The administration is considering a federal loan guarantee for Amtrak so it can access $200 million from its banks, or a one-time assistance package to cover its losses. Mineta has also alerted Congress to be ready to take quick action, if necessary.

Mineta said over the weekend that he did not want to see a shutdown at Amtrak, the nation’s only city-to-city passenger rail service.

David Gunn, Amtrak’s president, told Congress and the administration last week that he would begin an orderly shutdown of rail service in the middle of this week unless the railroad’s emergency funding needs were met.

A shutdown would disrupt travel not only for 60,000 daily Amtrak customers, but for hundreds of thousands of commuters in the Northeast, the Chicago area and in California.

Government sources said transportation planners worked through the weekend to narrow the options Mineta would bring to the Amtrak board members. Mineta holds one board seat as transportation secretary.

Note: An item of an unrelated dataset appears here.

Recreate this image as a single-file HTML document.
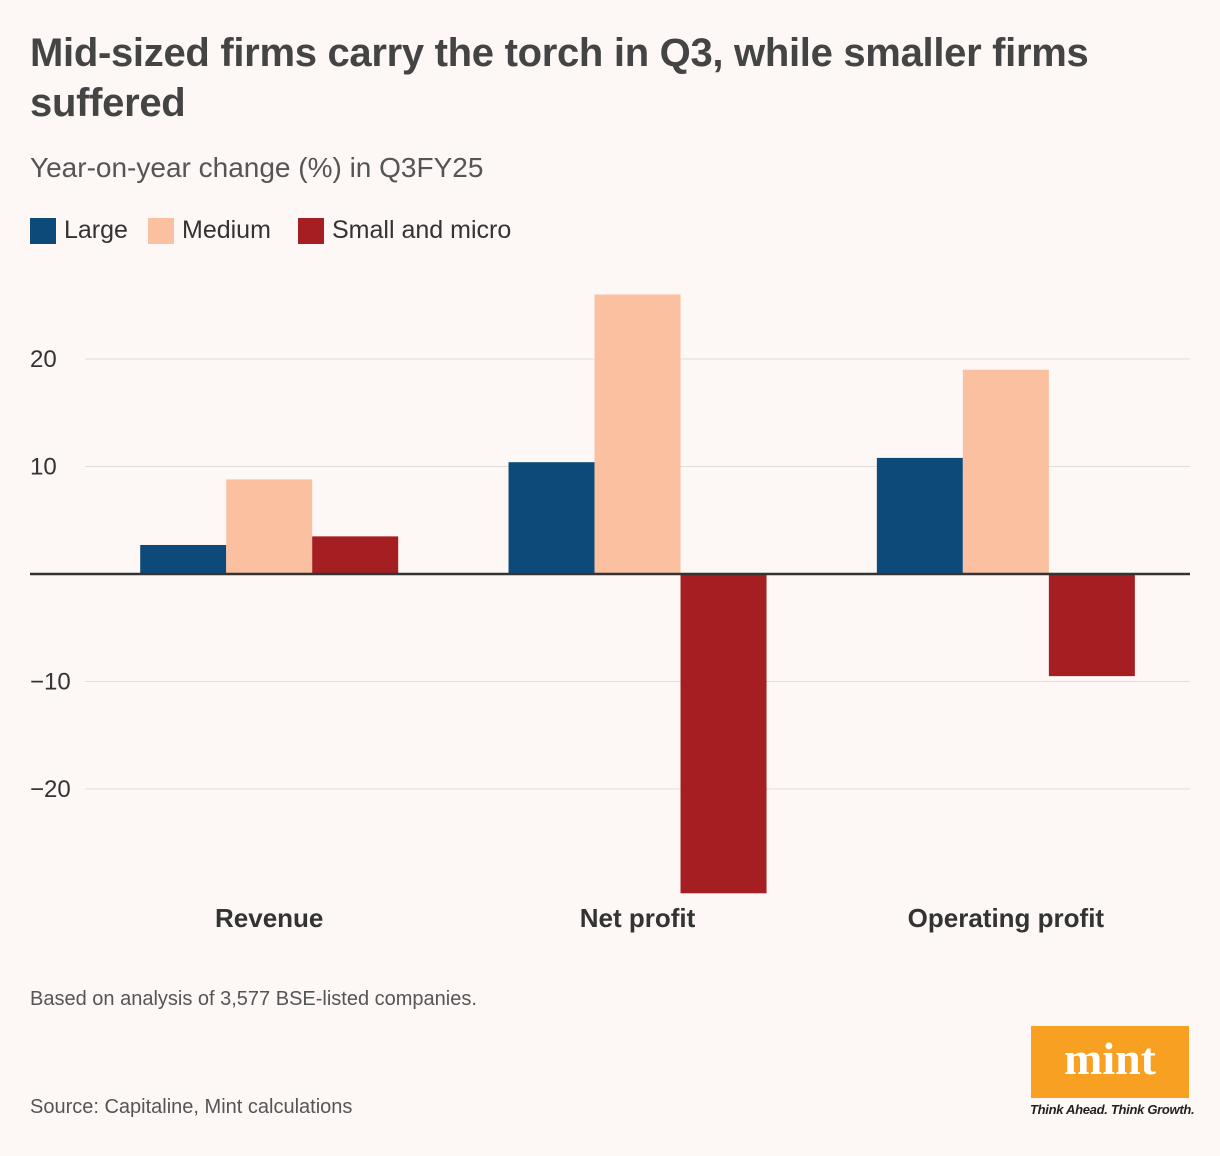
<!DOCTYPE html>
<html><head><meta charset="utf-8"><style>
body{margin:0;width:1220px;height:1156px;background:#fdf7f5;font-family:"Liberation Sans",sans-serif;position:relative;overflow:hidden;color:#333}
.t{position:absolute;left:30px;top:28px;font-size:40px;font-weight:bold;line-height:50px;color:#444;width:1120px;letter-spacing:-0.3px}
.s{position:absolute;left:30px;top:152px;font-size:28px;color:#555}
.lg{position:absolute;top:216px;font-size:25px;color:#333;display:flex;align-items:center}
.lg i{display:inline-block;width:26px;height:26px;margin-right:8px}
.n{position:absolute;left:30px;font-size:20px;color:#555}
</style></head><body>
<div class="t">Mid-sized firms carry the torch in Q3, while smaller firms suffered</div>
<div class="s">Year-on-year change (%) in Q3FY25</div>
<div class="lg" style="left:30px"><i style="background:#0d4a7a"></i>Large</div>
<div class="lg" style="left:148px"><i style="background:#fbc0a0"></i>Medium</div>
<div class="lg" style="left:298px"><i style="background:#a51e22"></i>Small and micro</div>
<svg id="c" width="1220" height="1156" style="position:absolute;left:0;top:0"></svg>
<div class="n" style="top:988px">Based on analysis of 3,577 BSE-listed companies.</div>
<div class="n" style="top:1096px">Source: Capitaline, Mint calculations</div>
<div style="position:absolute;left:1031px;top:1026px;width:158px;height:72px;background:#f7a021;color:#fff;font-family:'Liberation Serif',serif;font-weight:bold;font-size:46px;text-align:center;line-height:66px">mint</div>
<div style="position:absolute;left:1030px;top:1102px;font-size:13px;font-style:italic;font-weight:bold;color:#222;letter-spacing:-0.3px">Think Ahead. Think Growth.</div>
<script>
const categories=["Revenue","Net profit","Operating profit"];
const large=[2.7,10.4,10.8];
const medium=[8.8,26.0,19.0];
const small=[3.5,-29.7,-9.5];
const ticks=[-20,-10,10,20];
const colors=["#0d4a7a","#fbc0a0","#a51e22"];
const svg=document.getElementById('c');const NS="http://www.w3.org/2000/svg";
const y=v=>574-v*10.75;
const bandX=i=>85+i*368.33;
function mk(t,a){const e=document.createElementNS(NS,t);for(const k in a)e.setAttribute(k,a[k]);svg.appendChild(e);return e;}
ticks.forEach(t=>{const l=mk('line',{x1:85,x2:1190,y1:y(t),y2:y(t),stroke:'#ddd','stroke-width':1});


const tx=mk('text',{x:30,y:y(t)+8,'font-size':24,fill:'#333','font-family':'Liberation Sans, sans-serif'});tx.textContent=t<0?'\u2212'+Math.abs(t):t;

});
[large,medium,small].forEach((s,si)=>s.forEach((v,i)=>{const cx=bandX(i)+184.2;const x=cx-129+si*86;
const r=mk('rect',{x:x,y:Math.min(y(v),y(0)),width:86,height:Math.abs(y(v)-y(0)),fill:colors[si]});

}));
const z=mk('line',{x1:30,x2:1190,y1:y(0),y2:y(0),stroke:'#333','stroke-width':2.5});


categories.forEach((c,i)=>{const t=mk('text',{x:bandX(i)+184.2,y:927,'text-anchor':'middle','font-size':26,'font-weight':'bold',fill:'#333','font-family':'Liberation Sans, sans-serif'});t.textContent=c;

});
</script>
</body></html>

"The goal of Amtrak’s board meeting should be to ensure the continuation of rail service in this country by insisting that the Bush administration either issue a loan guarantee or request a supplemental appropriation from Congress," said Sen. Patty Murray, a Washington state Democrat who chairs the appropriations subcommittee on transportation.

Transportation Department officials have said a loan guarantee might not work legally because Amtrak needs the money for short-term needs, while the loan guarantee program is packaged for longer-term financing.

Senate Appropriations Committee Chairman Robert Byrd, a West Virginia Democrat, said he wanted $200 million for Amtrak included in final homeland security funding legislation that House and Senate negotiators hope to finalize this week.

The White House has threatened to veto the Senate version of the homeland security bill, claiming it is too expensive.

Other congressional sources said that $55 million in the emergency funding legislation for rail car upgrades could be siphoned off as a temporary fix for operating expenses.

Some lawmakers also fear the administration will want to use $100 million earmarked as post-Sept. 11 emergency aid for improving rail safety along tracks and tunnels under New York’s Hudson and East rivers.

"That is completely unacceptable and irresponsible," said Sen. Robert Torricelli, a New Jersey Democrat, who planned to discuss Amtrak’s plight with Bush in New Jersey on Monday.